Look through the material and tally each line bearing the word "this". Give only the total.

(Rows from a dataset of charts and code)
= = = = = = =
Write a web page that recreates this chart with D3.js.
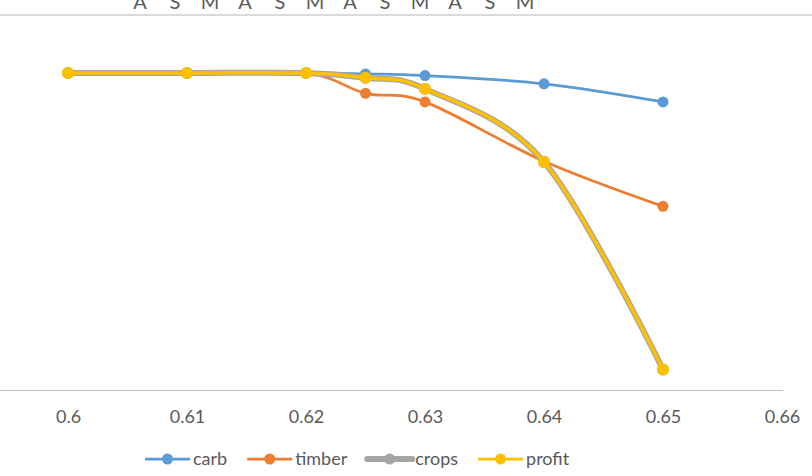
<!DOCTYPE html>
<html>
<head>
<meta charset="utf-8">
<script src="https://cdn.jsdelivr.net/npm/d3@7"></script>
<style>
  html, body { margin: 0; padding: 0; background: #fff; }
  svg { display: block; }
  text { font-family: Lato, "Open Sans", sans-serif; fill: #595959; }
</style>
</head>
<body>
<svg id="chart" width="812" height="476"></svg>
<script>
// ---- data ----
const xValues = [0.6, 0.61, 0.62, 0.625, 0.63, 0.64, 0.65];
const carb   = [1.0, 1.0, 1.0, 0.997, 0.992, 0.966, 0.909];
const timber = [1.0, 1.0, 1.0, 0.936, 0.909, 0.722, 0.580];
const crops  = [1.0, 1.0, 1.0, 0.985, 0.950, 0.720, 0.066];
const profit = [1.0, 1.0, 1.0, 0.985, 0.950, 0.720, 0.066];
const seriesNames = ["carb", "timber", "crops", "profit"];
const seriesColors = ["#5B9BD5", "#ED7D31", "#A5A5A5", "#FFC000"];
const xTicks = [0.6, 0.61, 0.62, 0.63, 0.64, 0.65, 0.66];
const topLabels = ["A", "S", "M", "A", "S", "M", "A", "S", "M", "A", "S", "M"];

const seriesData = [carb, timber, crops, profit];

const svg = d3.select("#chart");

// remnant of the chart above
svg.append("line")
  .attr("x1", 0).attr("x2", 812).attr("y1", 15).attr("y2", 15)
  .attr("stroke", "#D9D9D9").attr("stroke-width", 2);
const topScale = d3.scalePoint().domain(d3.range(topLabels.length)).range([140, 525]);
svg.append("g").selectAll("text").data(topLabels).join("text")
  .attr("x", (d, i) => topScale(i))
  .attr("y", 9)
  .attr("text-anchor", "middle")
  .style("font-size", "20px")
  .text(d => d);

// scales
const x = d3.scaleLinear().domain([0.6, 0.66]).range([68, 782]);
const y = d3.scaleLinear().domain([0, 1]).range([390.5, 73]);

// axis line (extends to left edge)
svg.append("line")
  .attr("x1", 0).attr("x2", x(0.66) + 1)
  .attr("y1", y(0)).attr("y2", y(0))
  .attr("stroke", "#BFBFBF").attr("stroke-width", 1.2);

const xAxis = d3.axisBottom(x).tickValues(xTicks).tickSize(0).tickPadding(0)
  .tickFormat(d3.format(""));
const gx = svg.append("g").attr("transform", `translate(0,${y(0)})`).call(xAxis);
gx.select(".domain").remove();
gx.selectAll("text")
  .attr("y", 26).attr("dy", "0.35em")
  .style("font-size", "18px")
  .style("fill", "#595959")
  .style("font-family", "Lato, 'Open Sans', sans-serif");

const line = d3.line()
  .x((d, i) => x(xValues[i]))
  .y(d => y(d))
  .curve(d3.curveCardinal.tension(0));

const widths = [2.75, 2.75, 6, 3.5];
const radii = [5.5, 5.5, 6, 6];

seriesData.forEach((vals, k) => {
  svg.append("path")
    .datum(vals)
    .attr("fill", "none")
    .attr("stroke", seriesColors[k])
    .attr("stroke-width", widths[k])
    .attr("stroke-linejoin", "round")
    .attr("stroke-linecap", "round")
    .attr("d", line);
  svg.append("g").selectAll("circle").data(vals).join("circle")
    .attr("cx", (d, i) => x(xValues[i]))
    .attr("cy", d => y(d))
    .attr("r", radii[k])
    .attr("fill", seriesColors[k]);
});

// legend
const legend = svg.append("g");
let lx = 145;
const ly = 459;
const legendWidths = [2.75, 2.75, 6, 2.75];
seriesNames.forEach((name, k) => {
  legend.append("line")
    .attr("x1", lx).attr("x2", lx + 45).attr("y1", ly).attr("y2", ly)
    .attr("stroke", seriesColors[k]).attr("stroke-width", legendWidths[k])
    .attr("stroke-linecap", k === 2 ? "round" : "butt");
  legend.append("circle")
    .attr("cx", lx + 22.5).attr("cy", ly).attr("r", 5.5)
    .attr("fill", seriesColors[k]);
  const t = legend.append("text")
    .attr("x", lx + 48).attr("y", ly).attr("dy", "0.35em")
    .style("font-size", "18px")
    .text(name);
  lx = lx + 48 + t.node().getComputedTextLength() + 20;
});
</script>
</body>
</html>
= = = = = = =
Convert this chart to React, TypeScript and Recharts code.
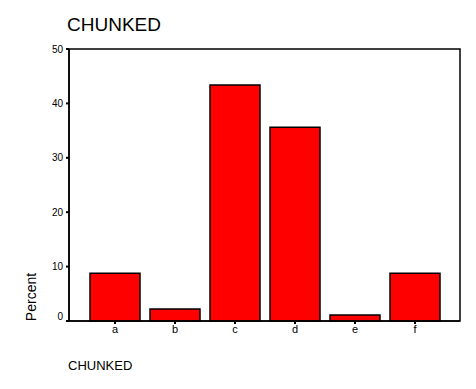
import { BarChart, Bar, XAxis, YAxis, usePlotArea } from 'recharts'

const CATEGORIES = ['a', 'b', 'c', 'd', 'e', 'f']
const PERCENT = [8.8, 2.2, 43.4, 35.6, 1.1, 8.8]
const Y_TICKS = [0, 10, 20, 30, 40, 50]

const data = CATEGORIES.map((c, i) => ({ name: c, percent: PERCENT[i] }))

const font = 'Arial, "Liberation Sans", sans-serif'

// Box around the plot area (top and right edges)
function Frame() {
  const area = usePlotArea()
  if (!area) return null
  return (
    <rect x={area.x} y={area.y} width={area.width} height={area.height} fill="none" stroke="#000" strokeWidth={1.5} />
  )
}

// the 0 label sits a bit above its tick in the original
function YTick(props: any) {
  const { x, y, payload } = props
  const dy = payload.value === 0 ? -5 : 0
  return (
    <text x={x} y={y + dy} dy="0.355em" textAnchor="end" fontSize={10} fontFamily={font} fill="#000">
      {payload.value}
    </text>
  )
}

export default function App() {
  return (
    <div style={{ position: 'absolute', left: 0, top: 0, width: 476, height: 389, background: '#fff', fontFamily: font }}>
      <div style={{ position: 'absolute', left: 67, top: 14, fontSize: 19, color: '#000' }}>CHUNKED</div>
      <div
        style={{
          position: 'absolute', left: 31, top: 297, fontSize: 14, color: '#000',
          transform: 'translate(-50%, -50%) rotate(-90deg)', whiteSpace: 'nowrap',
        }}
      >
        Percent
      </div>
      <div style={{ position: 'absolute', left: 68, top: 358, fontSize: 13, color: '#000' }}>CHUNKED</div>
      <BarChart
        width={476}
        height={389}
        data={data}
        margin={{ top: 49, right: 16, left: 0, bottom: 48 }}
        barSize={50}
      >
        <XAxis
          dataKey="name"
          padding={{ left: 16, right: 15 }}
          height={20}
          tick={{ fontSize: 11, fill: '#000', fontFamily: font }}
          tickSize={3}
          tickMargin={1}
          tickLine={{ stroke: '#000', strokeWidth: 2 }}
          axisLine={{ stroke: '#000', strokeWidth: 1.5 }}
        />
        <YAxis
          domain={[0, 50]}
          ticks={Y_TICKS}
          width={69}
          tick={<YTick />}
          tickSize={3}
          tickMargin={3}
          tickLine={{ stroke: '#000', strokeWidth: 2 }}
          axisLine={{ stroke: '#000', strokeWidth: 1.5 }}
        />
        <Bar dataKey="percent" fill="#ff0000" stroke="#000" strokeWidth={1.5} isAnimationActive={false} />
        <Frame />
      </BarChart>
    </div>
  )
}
= = = = = = =
• **PROBLEM SOLUTION**: 2